Em tempos de ausência de referências no campo ético-político torna-se fundamental revisitar as fontes, para beber no sagrado poço da genuína tradição cristã. Os relatos da Paixão de Cristo, documentados nos Evangelhos, compõem-se como seiva viva, a alimentar as aspirações de quem quer seguir Jesus Cristo bem de perto. Reviver, no tempo litúrgico, os pontos centrais da Paixão, Morte e Ressurreição de Jesus Cristo é recompor os princípios basilares da cultura ocidental, mas também mergulhar nos alicerces da própria existência singular. Pois se a Paixão de Cristo procura definir os rumos da história, em sentido macro, os valores e apelos que dela se desdobram devem marcar o caminhar existencial, indicando o sentido maior que a vida pode assumir.
O Ocidente, talvez por algum tempo já perdido na história, ensaiou assumir a ótica cristã como fundamento e inspiração de suas instituições. No entanto, apesar da alcunha “Ocidente Cristão” a civilização herdeira de Roma não conseguiu traduzir, em seu legado, o primado do amor. A profissão de fé cristã, para além de meras palavras, quer construir e definir condutas.
Profunda e contundente é a palavra do Cristo, a propor uma nova concepção de humanidade, perspectivada em outras dinâmicas sociais. Jesus não tergiversa, suas ponderações são claras, coerentes, profundas. A ética que inaugura contempla a integralidade do humano, na indissociabilidade entre virtude, enquanto postura individual, e política, caracterizada pela busca do bem coletivo. Isso significa que não é possível ser discípulo de Jesus pela metade ou apenas nos finais de semana. O chamado cristão, a vocação de cada discípulo, abraça e alcança o indivíduo em todas as suas dimensões. Assim, a fé cristã se manifesta também na maneira como se organiza a vida material. Uma sociedade radicalmente cristã refletiria – tanto em âmbito de seus indivíduos quanto em suas estruturas –, a ética, a justiça, a equidade, em uma palavra, o amor.

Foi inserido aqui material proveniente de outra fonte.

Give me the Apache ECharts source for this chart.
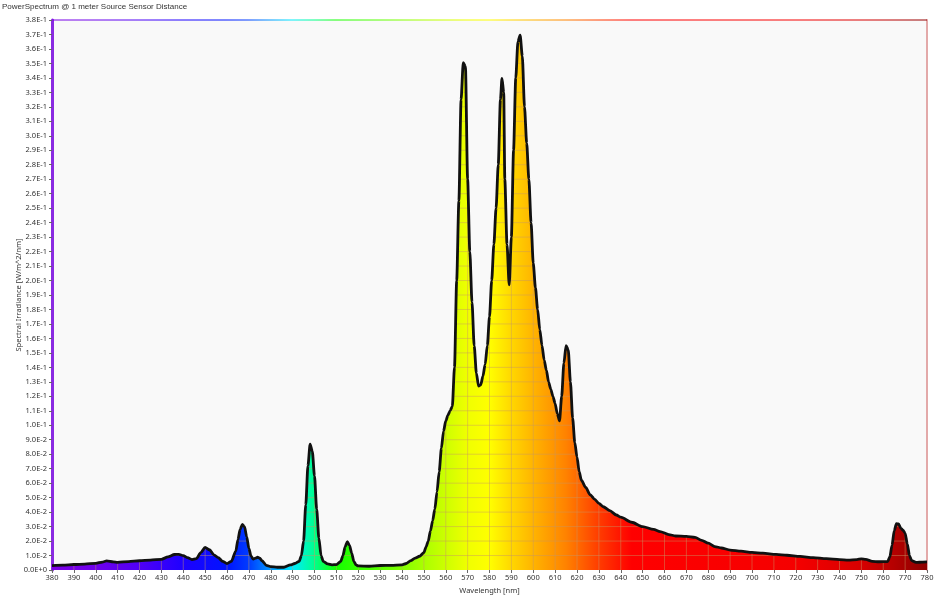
<!DOCTYPE html>
<html><head><meta charset="utf-8">
<script src="https://cdn.jsdelivr.net/npm/echarts@6/dist/echarts.min.js"></script>
<style>html,body{margin:0;padding:0;background:#ffffff;overflow:hidden}#c{width:945px;height:596px}</style>
</head><body><div id="c"></div>
<script>
const chartTitle = 'PowerSpectrum @ 1 meter Source Sensor Distance';
const xAxisName = 'Wavelength [nm]';
const yAxisName = 'Spectral Irradiance [W/m^2/nm]';

const wavelengths = [
380,385,390,395,400,403,405,408,410,415,420,425,430,433,436,438,440,442,444,446,448,450,452,454,456,458,460,462,464,465,466,467,468,469,470,471,472,473,474,475,476,478,480,483,486,489,491,493,494,495,496,497,498,499,500,501,502,503,504,506,508,510,512,513,514,515,516,517,518,519,520,525,530,535,540,542,544,546,548,550,551,552,553,554,555,556,557,558,559,560,561,562,563,564,565,566,567,568,569,570,571,572,573,574,575,576,577,578,579,580,581,582,583,584,585,585.7,586.5,587,588,589,590,591,592,593,594,595,596,597,598,599,600,601,602,603,604,605,606,607,608,609,610,611,612,613,614,615,616,617,618,619,620,621,622,624,626,628,630,632,635,638,640,645,650,655,658,662,665,670,674,677,680,683,686,690,695,700,705,711,716,722,728,734,740,744,748,750,752,755,758,762,763,764,765,766,767,768,769,770,771,772,773,775,778,780
];
const irradiance = [
0.0030,0.0033,0.0038,0.0041,0.0046,0.0055,0.0063,0.0056,0.0053,0.0058,0.0064,0.0068,0.0074,0.0090,0.0107,0.0108,0.0100,0.0085,0.0072,0.0078,0.0120,0.0157,0.0140,0.0105,0.0085,0.0060,0.0044,0.0060,0.0130,0.0210,0.0280,0.0315,0.0300,0.0230,0.0150,0.0095,0.0075,0.0082,0.0088,0.0082,0.0064,0.0032,0.0023,0.0019,0.0019,0.0035,0.0045,0.0060,0.0100,0.0200,0.0450,0.0720,0.0870,0.0820,0.0650,0.0420,0.0220,0.0100,0.0060,0.0042,0.0036,0.0037,0.0060,0.0100,0.0160,0.0196,0.0170,0.0117,0.0060,0.0035,0.0028,0.0026,0.0031,0.0032,0.0036,0.0045,0.0065,0.0082,0.0095,0.0120,0.0160,0.0200,0.0270,0.0340,0.0420,0.0540,0.0680,0.0840,0.0960,0.1030,0.1070,0.1100,0.1130,0.1400,0.2000,0.2550,0.3250,0.3505,0.3480,0.2700,0.2200,0.1850,0.1550,0.1360,0.1270,0.1280,0.1340,0.1420,0.1550,0.1750,0.2000,0.2250,0.2500,0.2800,0.3250,0.3397,0.3300,0.2700,0.2250,0.1970,0.2300,0.2900,0.3400,0.3650,0.3696,0.3550,0.3200,0.2950,0.2700,0.2400,0.2120,0.1950,0.1800,0.1660,0.1550,0.1450,0.1380,0.1300,0.1250,0.1200,0.1150,0.1080,0.1030,0.1200,0.1430,0.1550,0.1520,0.1300,0.1050,0.0880,0.0780,0.0680,0.0620,0.0570,0.0520,0.0490,0.0460,0.0437,0.0410,0.0380,0.0365,0.0330,0.0300,0.0280,0.0265,0.0245,0.0235,0.0232,0.0225,0.0205,0.0185,0.0162,0.0152,0.0138,0.0130,0.0122,0.0116,0.0108,0.0102,0.0094,0.0085,0.0078,0.0072,0.0068,0.0072,0.0077,0.0073,0.0060,0.0057,0.0058,0.0090,0.0170,0.0270,0.0320,0.0318,0.0290,0.0275,0.0255,0.0180,0.0100,0.0065,0.0052,0.0055,0.0056
];

const xMin = 380, xMax = 780, xStep = 10;
const yMin = 0, yMax = 0.38, yStep = 0.01;

// styling: spectral colour stops (wavelength -> colour)
const spectrumStops = [
 [380,'rgb(125,0,230)'],[400,'rgb(110,0,235)'],[420,'rgb(80,0,245)'],[440,'rgb(30,0,255)'],
 [460,'rgb(0,20,255)'],[470,'rgb(0,60,255)'],[480,'rgb(0,150,255)'],[490,'rgb(0,235,255)'],
 [500,'rgb(0,255,140)'],[510,'rgb(20,255,0)'],[530,'rgb(90,255,0)'],[550,'rgb(170,255,0)'],
 [570,'rgb(240,255,0)'],[580,'rgb(255,255,0)'],[590,'rgb(255,215,0)'],[600,'rgb(255,180,0)'],
 [615,'rgb(255,130,0)'],[630,'rgb(255,60,0)'],[645,'rgb(255,0,0)'],[720,'rgb(245,0,0)'],
 [750,'rgb(215,0,0)'],[765,'rgb(180,0,0)'],[780,'rgb(140,0,0)']
];
const gradStops = spectrumStops.map(s => ({offset:(s[0]-xMin)/(xMax-xMin), color:s[1]}));
const gridLineColor = 'rgba(200,150,100,0.45)';

const seriesData = wavelengths.map((w,i) => [w, irradiance[i]]);

function crossAt(i, j, L) {
  const a = irradiance[i], b = irradiance[j];
  return wavelengths[i] + (L - a) / (b - a) * (wavelengths[j] - wavelengths[i]);
}
function valAt(w) {
  for (let i = 1; i < wavelengths.length; i++) {
    if (w <= wavelengths[i]) {
      const t = (w - wavelengths[i-1]) / (wavelengths[i] - wavelengths[i-1]);
      return irradiance[i-1] + t * (irradiance[i] - irradiance[i-1]);
    }
  }
  return irradiance[irradiance.length-1];
}
function renderGrid(params, api) {
  const children = [];
  const style = {stroke: gridLineColor, lineWidth: 1};
  const line = (x1,y1,x2,y2) => {
    const p = api.coord([x1,y1]), q = api.coord([x2,y2]);
    children.push({type:'line', shape:{x1:p[0],y1:p[1],x2:q[0],y2:q[1]}, style});
  };
  for (let w = xMin + xStep; w < xMax; w += xStep) line(w, 0, w, valAt(w));
  const n = wavelengths.length;
  for (let k = 1; k * yStep <= yMax + 1e-9; k++) {
    const L = k * yStep;
    let start = null;
    for (let i = 0; i < n; i++) {
      const above = irradiance[i] >= L;
      if (above && start === null) start = i === 0 ? wavelengths[0] : crossAt(i-1, i, L);
      else if (!above && start !== null) { line(start, L, crossAt(i-1, i, L), L); start = null; }
    }
    if (start !== null) line(start, L, wavelengths[n-1], L);
  }
  return {type:'group', children};
}

const font = 'Noto Sans';
const chart = echarts.init(document.getElementById('c'), null, {renderer:'canvas', width: 945, height: 596});
chart.setOption({
  backgroundColor: '#ffffff',
  animation: false,
  title: {text: chartTitle, left: 2, top: 3, padding: 0,
    textStyle: {fontFamily: 'Liberation Sans', fontSize: 8, fontWeight: 'normal', color: '#333'}},
  grid: {left: 52, width: 875, top: 20, height: 550, show: true, backgroundColor: '#f9f9f9', borderWidth: 0,
    containLabel: false, outerBoundsMode: 'none'},
  xAxis: [{
    type: 'value', min: xMin, max: xMax, interval: xStep,
    name: xAxisName, nameLocation: 'middle', nameGap: 17, nameMoveOverlap: false,
    nameTextStyle: {fontFamily: font, fontSize: 7.5, color: '#333'},
    axisLine: {show: false}, axisTick: {show: true, length: 3, lineStyle: {color: '#666'}},
    axisLabel: {fontFamily: font, fontSize: 7.5, color: '#333', margin: 4},
    splitLine: {show: false}
  }],
  yAxis: [{
    type: 'value', min: yMin, max: yMax, interval: yStep,
    name: yAxisName, nameLocation: 'middle', nameGap: 29, nameRotate: 90, nameMoveOverlap: false,
    nameTextStyle: {fontFamily: font, fontSize: 7.5, color: '#333'},
    axisLine: {show: true, lineStyle: {color: '#8a2be2', width: 3}},
    axisTick: {show: true, length: 3, lineStyle: {color: '#666'}},
    axisLabel: {fontFamily: font, fontSize: 7.5, color: '#333', margin: 5,
      formatter: v => Number(v).toExponential(1).toUpperCase()},
    splitLine: {show: false}
  },{
    type: 'value', min: yMin, max: yMax, position: 'right',
    axisLine: {show: true, lineStyle: {color: '#e3a9a9', width: 2}},
    axisTick: {show: false}, axisLabel: {show: false}, splitLine: {show: false}
  }],
  series: [{
    type: 'line', data: seriesData, symbol: 'none', smooth: 0.25, smoothMonotone: 'x',
    lineStyle: {width: 0}, z: 1,
    areaStyle: {opacity: 1, color: new echarts.graphic.LinearGradient(0,0,1,0, gradStops)}
  },{
    type: 'custom', data: [[xMin, 0]], renderItem: renderGrid, z: 2, silent: true
  },{
    type: 'line', data: seriesData, symbol: 'none', smooth: 0.25, smoothMonotone: 'x', z: 3,
    lineStyle: {width: 2.8, color: '#111'}
  },{
    type: 'line', data: [[xMin, yMax],[xMax, yMax]], symbol: 'none', z: 4, clip: false, silent: true,
    lineStyle: {width: 2, opacity: 0.5, color: new echarts.graphic.LinearGradient(0,0,1,0, gradStops)}
  }]
});
</script>
</body></html>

A celebração pascal fala, sobretudo, de vida. Vida que suplanta todas as formas de opressão e morte. A páscoa de Jesus não deixa de ser um convite para se repensar a vida, no que há de mais cotidiano, bem como as próprias dinâmicas sociais. Nesse ponto, o processo pascal vivido por Jesus está tomado por imagens de banquetes de vida, onde se aprende a comunhão, a partilha e a caridade, fazendo da vida graça, dom e entrega. O Ocidente, por sua vez, insiste em promover banquetes de morte, com os comensais definindo os destinos do povo, suprimindo parcos direitos, em sofisticadas maneiras de continuar decretando a decapitação de João Batista.
É evidente que Jesus, em seu caminhar transcendental, manifesta-se como o libertador e salvador. Tudo em seu ministério aparece como desconstrução de uma ordem que oprime e gera situações de morte. A libertação que denuncia e se opõe a estruturas históricas de opressão e dominação, anunciando o Reino de Deus. A salvação que perspectiva a vida para um devir transcendental. A ressurreição nos ensina que a existência, quando pautada no amor, é capaz de superar todas as sombrias forças de morte.
Em um contexto em que a vida tem sido ameaçada por artimanhas de uma política diabólica, os cristãos são chamados a se levantarem, impactados pela Ressurreição, em um vasto movimento em defesa da vida, particularmente da vida dos que se encontram em situação de maior vulnerabilidade. Que com a páscoa desponte também a aurora de um novo tempo, delineando outras perspectivas existenciais, em um cenário de uma política comprometida com a justiça e com o direito.
Adelino Francisco de Oliveira é professor do IFSP, campus Piracicaba.
Excelente artigo Adelino. Apesar dos tempos sombrios, ainda podemos renascer. Forte abraço!
Parabéns, Adelino! sua reflexão sobre a Pascoa é excelente, reanima os ânimos, dá o verdadeiro sentido cristão deste grande e maravilhoso eventos da fé cristã: CRISTO RESSUSCITOU! Ele está vivo e caminha conosco todos os dias de nossa vida, dando-nos forças e esperança para viver e enfrentar tantos acontecimentos maus, diabólicos, em nosso Brasil.
Obrigada!
Prezado Raul,
Obrigado pela leitura atenta e qualificada.